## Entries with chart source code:
>> START

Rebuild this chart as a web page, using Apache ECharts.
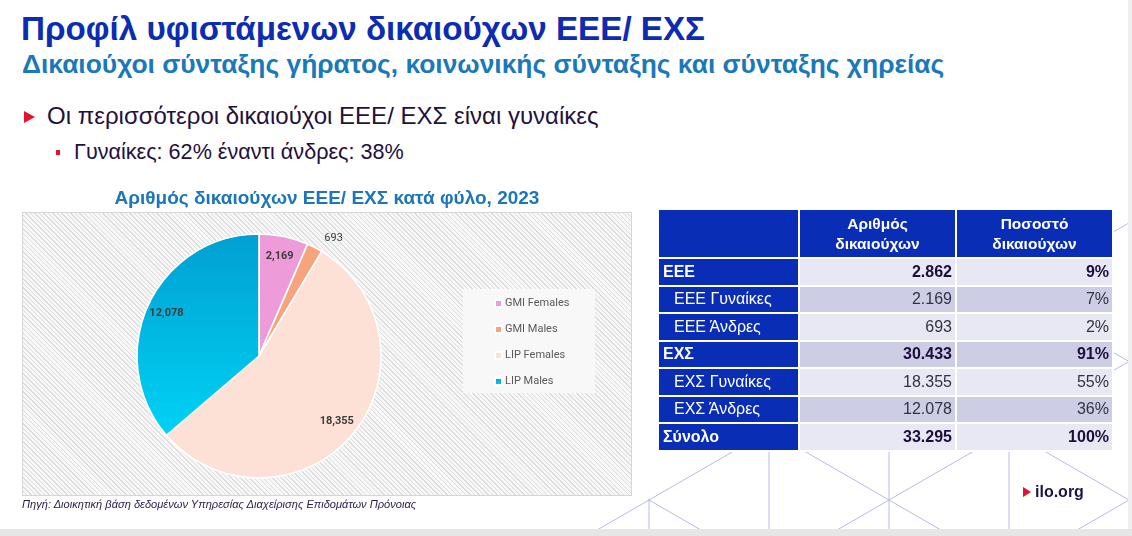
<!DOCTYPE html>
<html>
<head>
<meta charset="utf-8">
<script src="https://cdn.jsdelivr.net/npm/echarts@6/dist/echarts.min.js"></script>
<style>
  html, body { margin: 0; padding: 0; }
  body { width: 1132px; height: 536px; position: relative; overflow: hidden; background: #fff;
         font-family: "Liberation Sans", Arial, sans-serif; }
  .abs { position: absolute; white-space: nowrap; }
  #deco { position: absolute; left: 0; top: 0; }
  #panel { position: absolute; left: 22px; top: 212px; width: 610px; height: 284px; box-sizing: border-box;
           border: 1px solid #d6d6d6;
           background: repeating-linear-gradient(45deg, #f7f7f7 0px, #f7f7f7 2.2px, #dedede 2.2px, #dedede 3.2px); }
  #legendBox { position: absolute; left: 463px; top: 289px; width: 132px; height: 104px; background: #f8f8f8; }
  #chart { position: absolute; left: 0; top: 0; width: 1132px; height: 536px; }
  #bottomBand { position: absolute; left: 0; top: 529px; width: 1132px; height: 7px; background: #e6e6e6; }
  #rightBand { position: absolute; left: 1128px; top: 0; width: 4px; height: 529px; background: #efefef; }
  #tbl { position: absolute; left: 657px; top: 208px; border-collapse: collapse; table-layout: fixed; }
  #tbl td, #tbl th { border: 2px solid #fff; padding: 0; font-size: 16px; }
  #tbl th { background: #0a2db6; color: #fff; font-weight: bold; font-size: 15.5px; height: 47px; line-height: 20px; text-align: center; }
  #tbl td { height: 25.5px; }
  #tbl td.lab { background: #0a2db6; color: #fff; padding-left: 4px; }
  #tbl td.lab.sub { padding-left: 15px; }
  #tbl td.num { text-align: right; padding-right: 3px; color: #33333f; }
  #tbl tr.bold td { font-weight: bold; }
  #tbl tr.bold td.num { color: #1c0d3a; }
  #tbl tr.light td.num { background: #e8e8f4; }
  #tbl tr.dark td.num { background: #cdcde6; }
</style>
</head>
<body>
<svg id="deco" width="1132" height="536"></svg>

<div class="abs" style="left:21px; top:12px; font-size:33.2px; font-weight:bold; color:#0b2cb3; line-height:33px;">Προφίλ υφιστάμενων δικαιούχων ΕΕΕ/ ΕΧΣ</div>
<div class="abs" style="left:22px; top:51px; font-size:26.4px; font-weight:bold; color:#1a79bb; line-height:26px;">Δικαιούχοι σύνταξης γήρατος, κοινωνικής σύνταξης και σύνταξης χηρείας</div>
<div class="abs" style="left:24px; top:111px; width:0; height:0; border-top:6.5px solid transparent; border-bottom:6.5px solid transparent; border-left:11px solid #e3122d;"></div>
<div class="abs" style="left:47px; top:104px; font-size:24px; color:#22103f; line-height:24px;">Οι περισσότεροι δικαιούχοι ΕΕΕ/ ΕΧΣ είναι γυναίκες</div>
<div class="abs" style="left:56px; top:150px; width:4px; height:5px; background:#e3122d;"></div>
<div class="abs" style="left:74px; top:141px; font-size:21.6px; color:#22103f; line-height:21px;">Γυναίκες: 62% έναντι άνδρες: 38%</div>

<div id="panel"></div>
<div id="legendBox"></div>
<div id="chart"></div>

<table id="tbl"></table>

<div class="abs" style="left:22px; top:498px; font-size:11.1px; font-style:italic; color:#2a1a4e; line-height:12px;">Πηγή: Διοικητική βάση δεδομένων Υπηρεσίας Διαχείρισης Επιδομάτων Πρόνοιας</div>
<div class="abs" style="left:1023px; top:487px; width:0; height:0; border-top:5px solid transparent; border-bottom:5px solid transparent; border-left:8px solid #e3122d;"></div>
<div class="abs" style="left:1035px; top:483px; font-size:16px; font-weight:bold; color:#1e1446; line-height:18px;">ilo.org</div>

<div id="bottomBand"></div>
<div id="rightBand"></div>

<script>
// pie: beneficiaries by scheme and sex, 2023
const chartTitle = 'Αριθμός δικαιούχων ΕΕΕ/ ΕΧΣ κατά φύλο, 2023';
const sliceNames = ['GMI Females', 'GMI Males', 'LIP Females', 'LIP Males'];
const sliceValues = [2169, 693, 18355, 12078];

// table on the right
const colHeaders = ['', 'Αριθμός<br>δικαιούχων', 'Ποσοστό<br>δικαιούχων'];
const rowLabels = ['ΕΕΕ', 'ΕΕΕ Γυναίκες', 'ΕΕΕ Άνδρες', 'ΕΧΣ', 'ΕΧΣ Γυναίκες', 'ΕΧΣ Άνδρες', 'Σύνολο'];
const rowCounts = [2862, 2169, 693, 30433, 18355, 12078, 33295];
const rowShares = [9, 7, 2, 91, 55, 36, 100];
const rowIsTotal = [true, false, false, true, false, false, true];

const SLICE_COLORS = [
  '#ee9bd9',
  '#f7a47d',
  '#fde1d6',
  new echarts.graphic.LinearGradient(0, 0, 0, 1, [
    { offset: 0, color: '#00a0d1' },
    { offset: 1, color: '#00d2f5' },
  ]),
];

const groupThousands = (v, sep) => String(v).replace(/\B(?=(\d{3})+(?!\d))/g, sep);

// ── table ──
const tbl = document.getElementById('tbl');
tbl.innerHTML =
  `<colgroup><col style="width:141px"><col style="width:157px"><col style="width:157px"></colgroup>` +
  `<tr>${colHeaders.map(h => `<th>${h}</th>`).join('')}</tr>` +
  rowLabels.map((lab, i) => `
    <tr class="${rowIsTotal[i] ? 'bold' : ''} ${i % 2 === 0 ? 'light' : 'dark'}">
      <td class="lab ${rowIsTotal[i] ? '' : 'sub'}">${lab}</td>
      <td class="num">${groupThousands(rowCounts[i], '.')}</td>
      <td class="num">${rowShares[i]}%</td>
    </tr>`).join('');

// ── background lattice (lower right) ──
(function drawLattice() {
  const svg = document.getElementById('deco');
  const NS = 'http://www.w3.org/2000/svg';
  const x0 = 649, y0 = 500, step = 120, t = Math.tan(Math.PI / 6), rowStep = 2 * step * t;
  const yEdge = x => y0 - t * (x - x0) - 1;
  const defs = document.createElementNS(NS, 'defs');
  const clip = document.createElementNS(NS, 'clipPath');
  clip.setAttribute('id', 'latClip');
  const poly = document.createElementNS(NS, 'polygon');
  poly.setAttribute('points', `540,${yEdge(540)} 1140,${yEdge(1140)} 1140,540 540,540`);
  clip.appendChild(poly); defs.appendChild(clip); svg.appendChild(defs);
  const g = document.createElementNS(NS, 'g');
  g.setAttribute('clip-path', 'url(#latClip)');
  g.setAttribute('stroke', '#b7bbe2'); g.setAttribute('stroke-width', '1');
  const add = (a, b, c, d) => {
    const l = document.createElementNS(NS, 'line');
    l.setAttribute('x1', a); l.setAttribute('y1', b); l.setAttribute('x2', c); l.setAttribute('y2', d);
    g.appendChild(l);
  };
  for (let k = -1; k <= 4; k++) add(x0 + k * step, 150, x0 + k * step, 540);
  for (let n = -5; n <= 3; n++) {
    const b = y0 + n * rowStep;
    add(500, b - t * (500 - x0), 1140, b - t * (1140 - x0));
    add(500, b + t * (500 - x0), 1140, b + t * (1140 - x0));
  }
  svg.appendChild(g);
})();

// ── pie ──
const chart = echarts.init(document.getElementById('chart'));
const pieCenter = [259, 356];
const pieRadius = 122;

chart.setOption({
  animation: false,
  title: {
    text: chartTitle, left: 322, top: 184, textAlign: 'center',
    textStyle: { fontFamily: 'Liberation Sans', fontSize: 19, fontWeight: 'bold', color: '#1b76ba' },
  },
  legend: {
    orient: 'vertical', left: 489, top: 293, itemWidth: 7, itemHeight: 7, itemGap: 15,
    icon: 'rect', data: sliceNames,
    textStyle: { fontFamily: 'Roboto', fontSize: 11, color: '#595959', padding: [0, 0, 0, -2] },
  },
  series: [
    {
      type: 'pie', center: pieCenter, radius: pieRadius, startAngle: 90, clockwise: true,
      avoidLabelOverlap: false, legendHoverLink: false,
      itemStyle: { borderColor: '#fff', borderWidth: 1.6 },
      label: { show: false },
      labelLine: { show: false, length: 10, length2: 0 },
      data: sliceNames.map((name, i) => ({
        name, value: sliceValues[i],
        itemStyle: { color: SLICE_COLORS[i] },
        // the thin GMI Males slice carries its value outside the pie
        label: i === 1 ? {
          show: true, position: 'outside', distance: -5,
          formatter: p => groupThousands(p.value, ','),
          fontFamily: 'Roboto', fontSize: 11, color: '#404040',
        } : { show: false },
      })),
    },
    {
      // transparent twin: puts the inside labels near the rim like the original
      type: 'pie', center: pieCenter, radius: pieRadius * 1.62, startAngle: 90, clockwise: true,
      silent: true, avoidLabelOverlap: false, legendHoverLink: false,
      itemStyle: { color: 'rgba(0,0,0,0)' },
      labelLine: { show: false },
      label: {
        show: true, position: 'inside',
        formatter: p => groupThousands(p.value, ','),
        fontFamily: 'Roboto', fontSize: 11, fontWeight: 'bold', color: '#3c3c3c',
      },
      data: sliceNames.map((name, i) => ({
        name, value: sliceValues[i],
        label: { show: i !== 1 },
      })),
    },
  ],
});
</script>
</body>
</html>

>> END
>> START

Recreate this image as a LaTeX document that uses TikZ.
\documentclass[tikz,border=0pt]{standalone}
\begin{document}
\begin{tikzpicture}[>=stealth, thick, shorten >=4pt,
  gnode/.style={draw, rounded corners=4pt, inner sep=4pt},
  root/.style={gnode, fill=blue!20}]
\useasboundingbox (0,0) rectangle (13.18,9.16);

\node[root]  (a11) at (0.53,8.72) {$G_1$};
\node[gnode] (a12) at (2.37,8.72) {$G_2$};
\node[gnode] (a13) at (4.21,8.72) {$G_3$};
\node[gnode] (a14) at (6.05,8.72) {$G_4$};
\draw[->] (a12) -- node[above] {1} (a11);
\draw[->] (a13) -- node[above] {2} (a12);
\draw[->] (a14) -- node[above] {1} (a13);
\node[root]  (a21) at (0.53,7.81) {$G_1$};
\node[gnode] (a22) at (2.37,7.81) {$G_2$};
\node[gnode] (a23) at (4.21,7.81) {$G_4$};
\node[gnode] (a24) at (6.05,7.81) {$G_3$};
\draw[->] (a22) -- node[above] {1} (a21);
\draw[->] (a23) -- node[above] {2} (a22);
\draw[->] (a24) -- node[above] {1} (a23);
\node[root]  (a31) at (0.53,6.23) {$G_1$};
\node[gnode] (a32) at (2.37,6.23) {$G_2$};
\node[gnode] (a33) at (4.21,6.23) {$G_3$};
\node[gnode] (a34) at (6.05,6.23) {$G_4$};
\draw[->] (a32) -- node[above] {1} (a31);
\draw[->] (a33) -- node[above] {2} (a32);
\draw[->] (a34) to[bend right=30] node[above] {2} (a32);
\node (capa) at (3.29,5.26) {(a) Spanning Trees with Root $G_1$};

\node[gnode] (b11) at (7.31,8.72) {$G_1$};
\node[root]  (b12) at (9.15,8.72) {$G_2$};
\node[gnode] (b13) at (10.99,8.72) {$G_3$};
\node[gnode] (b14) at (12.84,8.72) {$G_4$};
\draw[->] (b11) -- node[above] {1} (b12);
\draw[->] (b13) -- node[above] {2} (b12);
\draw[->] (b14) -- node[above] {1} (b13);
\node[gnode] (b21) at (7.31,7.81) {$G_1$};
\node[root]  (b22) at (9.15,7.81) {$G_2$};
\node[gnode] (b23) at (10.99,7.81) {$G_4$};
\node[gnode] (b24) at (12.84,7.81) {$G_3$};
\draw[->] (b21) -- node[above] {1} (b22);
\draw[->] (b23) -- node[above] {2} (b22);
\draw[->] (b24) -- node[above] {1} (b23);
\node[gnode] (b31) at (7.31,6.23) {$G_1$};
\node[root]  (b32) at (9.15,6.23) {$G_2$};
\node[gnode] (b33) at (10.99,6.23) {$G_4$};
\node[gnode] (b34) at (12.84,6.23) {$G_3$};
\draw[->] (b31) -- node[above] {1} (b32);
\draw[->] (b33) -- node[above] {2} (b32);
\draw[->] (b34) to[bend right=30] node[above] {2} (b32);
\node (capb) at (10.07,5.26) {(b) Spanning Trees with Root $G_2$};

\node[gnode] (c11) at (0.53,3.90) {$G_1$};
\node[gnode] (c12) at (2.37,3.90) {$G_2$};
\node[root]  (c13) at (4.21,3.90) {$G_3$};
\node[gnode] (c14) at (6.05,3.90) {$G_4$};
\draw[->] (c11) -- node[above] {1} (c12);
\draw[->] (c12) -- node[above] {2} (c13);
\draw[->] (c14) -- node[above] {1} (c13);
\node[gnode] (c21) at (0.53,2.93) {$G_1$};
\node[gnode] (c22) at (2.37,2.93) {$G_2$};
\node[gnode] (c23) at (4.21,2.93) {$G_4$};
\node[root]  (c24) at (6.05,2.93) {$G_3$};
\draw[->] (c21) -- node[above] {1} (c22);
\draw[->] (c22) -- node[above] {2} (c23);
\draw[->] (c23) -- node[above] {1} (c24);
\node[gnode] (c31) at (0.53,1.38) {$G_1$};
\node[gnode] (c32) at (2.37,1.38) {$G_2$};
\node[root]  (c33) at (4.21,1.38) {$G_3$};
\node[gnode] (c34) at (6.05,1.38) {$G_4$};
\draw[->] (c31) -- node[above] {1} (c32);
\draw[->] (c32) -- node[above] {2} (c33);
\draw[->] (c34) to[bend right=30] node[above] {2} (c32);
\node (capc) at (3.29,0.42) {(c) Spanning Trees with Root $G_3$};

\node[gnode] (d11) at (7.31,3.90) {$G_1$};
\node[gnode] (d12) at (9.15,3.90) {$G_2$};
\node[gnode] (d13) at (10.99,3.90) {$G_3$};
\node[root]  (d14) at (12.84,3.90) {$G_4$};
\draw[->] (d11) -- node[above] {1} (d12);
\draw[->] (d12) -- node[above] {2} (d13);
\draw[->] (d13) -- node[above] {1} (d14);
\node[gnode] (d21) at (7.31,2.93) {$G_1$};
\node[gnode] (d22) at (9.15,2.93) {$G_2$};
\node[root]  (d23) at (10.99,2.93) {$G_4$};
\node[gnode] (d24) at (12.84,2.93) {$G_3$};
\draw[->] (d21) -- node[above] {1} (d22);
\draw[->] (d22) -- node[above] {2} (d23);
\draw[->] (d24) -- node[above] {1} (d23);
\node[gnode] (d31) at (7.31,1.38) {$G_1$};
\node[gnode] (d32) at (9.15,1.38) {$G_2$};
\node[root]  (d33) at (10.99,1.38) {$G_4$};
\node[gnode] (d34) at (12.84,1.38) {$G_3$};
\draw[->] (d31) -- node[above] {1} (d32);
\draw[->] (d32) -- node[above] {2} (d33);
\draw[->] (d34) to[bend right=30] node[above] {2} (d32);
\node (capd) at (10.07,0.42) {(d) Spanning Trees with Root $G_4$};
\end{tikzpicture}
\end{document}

>> END

## Given task:
Write out each line exactly as it appears, from the line with "Recreate this image" up to and including the line with "(0,0) rectangle (13.18,9.16);".

## Worked solution:
Recreate this image as a LaTeX document that uses TikZ.
\documentclass[tikz,border=0pt]{standalone}
\begin{document}
\begin{tikzpicture}[>=stealth, thick, shorten >=4pt,
  gnode/.style={draw, rounded corners=4pt, inner sep=4pt},
  root/.style={gnode, fill=blue!20}]
\useasboundingbox (0,0) rectangle (13.18,9.16);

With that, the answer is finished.